**WHAT YOU ARE ASKED TO DO**:
Write the data out again exactly, with no pictures.

-- START OF SUPPLIED INFORMATION --

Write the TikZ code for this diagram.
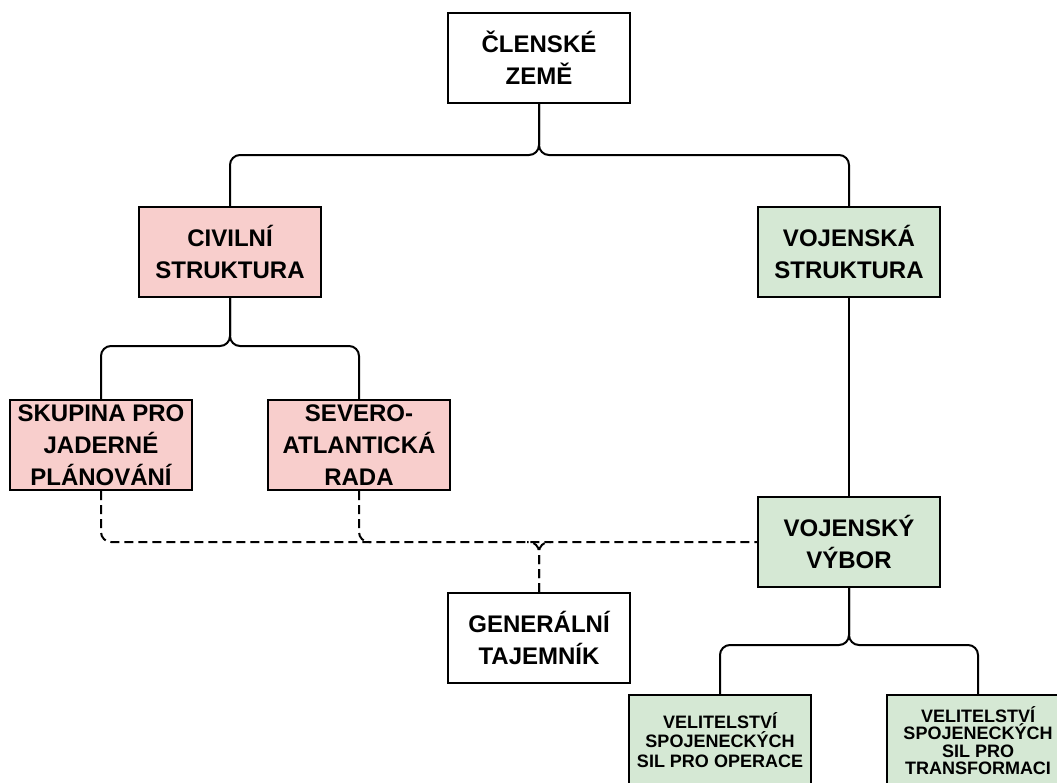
\documentclass[tikz,border=0pt]{standalone}
\usepackage{fontspec}
\setmainfont{Liberation Sans}
\usepackage{tikz}
\usetikzlibrary{positioning}
\definecolor{civil}{RGB}{248,206,204}
\definecolor{vojen}{RGB}{213,232,212}
\tikzstyle{every node}=[font=\bfseries\fontsize{24}{32}\selectfont]
\tikzset{BoxStyle/.style = {
			      shape          = rectangle,
			      draw           = black,
			      line width     = 2pt,
			      fill           = white,
			      align          = center,
			      inner sep      = 0pt,
			      minimum width  = 182pt,
			      minimum height = 90pt}
						}
\tikzset{SmallBox/.style = {
			      BoxStyle,
			      fill           = vojen,
			      font           = \bfseries\fontsize{18}{19.5}\selectfont}
						}
\tikzset{LinkStyle/.style = {line width=2pt, rounded corners=10pt}}
\tikzset{DashStyle/.style = {LinkStyle, dash pattern=on 9pt off 5pt}}
\begin{document}
\begin{tikzpicture}[x=1pt,y=-1pt,auto]
							\clip (0,0) rectangle (1057,782);
							\fill[white] (0,0) rectangle (1057,782);

							\draw (539,58) node[BoxStyle]   (Z) { ČLENSKÉ\\ZEMĚ };

							\draw (230,252) node[BoxStyle, fill=civil]   (CS) { CIVILNÍ\\STRUKTURA };
							\draw (849,252) node[BoxStyle, fill=vojen]   (VS) { VOJENSKÁ\\STRUKTURA };

							\draw (101,445) node[BoxStyle, fill=civil]   (SJ) { SKUPINA PRO\\JADERNÉ\\PLÁNOVÁNÍ };
							\draw (359,445) node[BoxStyle, fill=civil]   (SR) { SEVERO-\\ATLANTICKÁ\\RADA };

							\draw (849,542) node[BoxStyle, fill=vojen]   (VV) { VOJENSKÝ\\VÝBOR };
							\draw (539,638) node[BoxStyle]   (GT) { GENERÁLNÍ\\TAJEMNÍK };

							\draw (720,740) node[SmallBox]   (VO) { VELITELSTVÍ\\SPOJENECKÝCH\\SIL PRO OPERACE };
							\draw (978,745) node[SmallBox, minimum height=100pt, font=\bfseries\fontsize{18}{17.5}\selectfont]   (VT) { VELITELSTVÍ\\SPOJENECKÝCH\\SIL PRO\\TRANSFORMACI\vspace{9pt} };

							\draw[LinkStyle]    (CS.north) |- (539,155) -- (Z.south);
							\draw[LinkStyle]    (VS.north) |- (539,155) -- (Z.south);

							\draw[LinkStyle]    (SJ.north) |- (230,346) -- (CS.south);
							\draw[LinkStyle]    (SR.north) |- (230,346) -- (CS.south);

							\draw[LinkStyle]    (VS.south) -- (VV.north);

							\draw[LinkStyle]    (VO.north) |- (849,645) -- (VV.south);
							\draw[LinkStyle]    (VT.north) |- (849,645) -- (VV.south);

							% dashed links join the one line to the committee
							\coordinate (J1) at (371,542);
							\coordinate (J2) at (551,542);
							\coordinate (J3) at (527,542);
							\draw[DashStyle]    (SJ.south) |- (VV.west);
							\draw[DashStyle]    (SR.south) |- (J1);
							\draw[DashStyle]    (GT.north) |- (J2);
							\draw[DashStyle]    (GT.north) |- (J3);

\end{tikzpicture}
\end{document}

-- END OF SUPPLIED INFORMATION --

**WRITTEN RESPONSE**:
Write the TikZ code for this diagram.
\documentclass[tikz,border=0pt]{standalone}
\usepackage{fontspec}
\setmainfont{Liberation Sans}
\usepackage{tikz}
\usetikzlibrary{positioning}
\definecolor{civil}{RGB}{248,206,204}
\definecolor{vojen}{RGB}{213,232,212}
\tikzstyle{every node}=[font=\bfseries\fontsize{24}{32}\selectfont]
\tikzset{BoxStyle/.style = {
			      shape          = rectangle,
			      draw           = black,
			      line width     = 2pt,
			      fill           = white,
			      align          = center,
			      inner sep      = 0pt,
			      minimum width  = 182pt,
			      minimum height = 90pt}
						}
\tikzset{SmallBox/.style = {
			      BoxStyle,
			      fill           = vojen,
			      font           = \bfseries\fontsize{18}{19.5}\selectfont}
						}
\tikzset{LinkStyle/.style = {line width=2pt, rounded corners=10pt}}
\tikzset{DashStyle/.style = {LinkStyle, dash pattern=on 9pt off 5pt}}
\begin{document}
\begin{tikzpicture}[x=1pt,y=-1pt,auto]
							\clip (0,0) rectangle (1057,782);
							\fill[white] (0,0) rectangle (1057,782);

							\draw (539,58) node[BoxStyle]   (Z) { ČLENSKÉ\\ZEMĚ };

							\draw (230,252) node[BoxStyle, fill=civil]   (CS) { CIVILNÍ\\STRUKTURA };
							\draw (849,252) node[BoxStyle, fill=vojen]   (VS) { VOJENSKÁ\\STRUKTURA };

							\draw (101,445) node[BoxStyle, fill=civil]   (SJ) { SKUPINA PRO\\JADERNÉ\\PLÁNOVÁNÍ };
							\draw (359,445) node[BoxStyle, fill=civil]   (SR) { SEVERO-\\ATLANTICKÁ\\RADA };

							\draw (849,542) node[BoxStyle, fill=vojen]   (VV) { VOJENSKÝ\\VÝBOR };
							\draw (539,638) node[BoxStyle]   (GT) { GENERÁLNÍ\\TAJEMNÍK };

							\draw (720,740) node[SmallBox]   (VO) { VELITELSTVÍ\\SPOJENECKÝCH\\SIL PRO OPERACE };
							\draw (978,745) node[SmallBox, minimum height=100pt, font=\bfseries\fontsize{18}{17.5}\selectfont]   (VT) { VELITELSTVÍ\\SPOJENECKÝCH\\SIL PRO\\TRANSFORMACI\vspace{9pt} };

							\draw[LinkStyle]    (CS.north) |- (539,155) -- (Z.south);
							\draw[LinkStyle]    (VS.north) |- (539,155) -- (Z.south);

							\draw[LinkStyle]    (SJ.north) |- (230,346) -- (CS.south);
							\draw[LinkStyle]    (SR.north) |- (230,346) -- (CS.south);

							\draw[LinkStyle]    (VS.south) -- (VV.north);

							\draw[LinkStyle]    (VO.north) |- (849,645) -- (VV.south);
							\draw[LinkStyle]    (VT.north) |- (849,645) -- (VV.south);

							% dashed links join the one line to the committee
							\coordinate (J1) at (371,542);
							\coordinate (J2) at (551,542);
							\coordinate (J3) at (527,542);
							\draw[DashStyle]    (SJ.south) |- (VV.west);
							\draw[DashStyle]    (SR.south) |- (J1);
							\draw[DashStyle]    (GT.north) |- (J2);
							\draw[DashStyle]    (GT.north) |- (J3);

\end{tikzpicture}
\end{document}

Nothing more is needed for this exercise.